Today’s post is part of our series on Libraries as Place, guest hosted by the Queensland University of Technology Information Studies Group. This post, The Challenge of being a ‘place’ was written by Dr Andrew Demasson:
When talking about the library as ‘place’ most conversations will revolve around the type of place the library is. Is it a place of community, of learning, of authority, of noise, of silence, etc. What I’d like to talk about instead is the challenge the library faces in being a ‘place’. That is, how can they fit with their own vision of ‘place’ while also being the type of ‘place’ that other people want and a place of significance that a community can be proud of?
My answer if very simple. The library needs to know itself and remain true to itself. It can’t bend and twist to accommodate fads and trends (corporate or otherwise). It must have the conviction that the way it understands itself as ‘place’ has merit and fits with the way it wants to be understood by others.
When the library doesn’t know what it is, it loses its sense of place. When the library doesn’t understand where it is, it loses its sense of place. When the library tries to impose itself on people it forgets its place. People will see the library in the way they want to see it. Denoting it as their ‘place’ isn’t the job of the library or council or any other body. It’s the job of the people who use it; the patrons.
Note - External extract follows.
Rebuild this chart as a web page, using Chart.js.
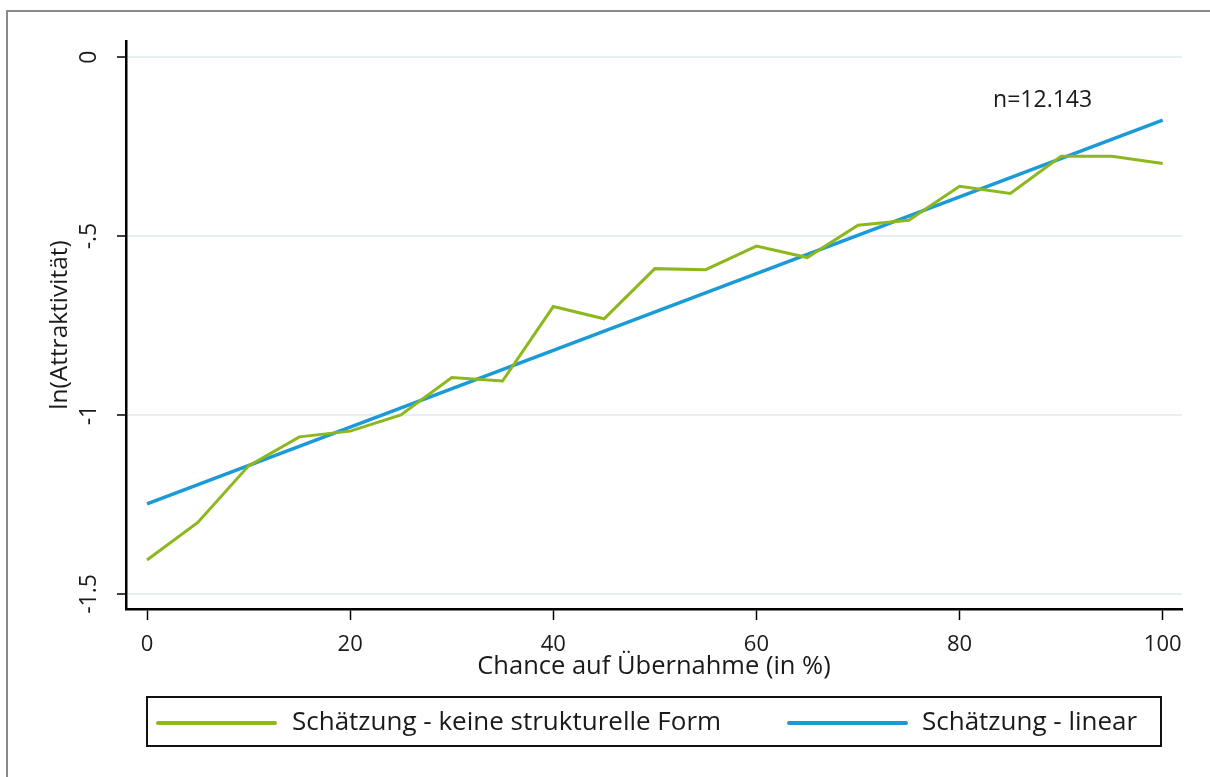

Every person will have their own opinion and every one of them will see the library as a place that is unique to them, is special to them and has significance for them.
If anything, that is the job of the library. It needs to present itself in a way that it is comfortable with but which allows others to freely interpret it in a way that enables them to develop a special relationship with it. That is when the library truly becomes a ‘place’.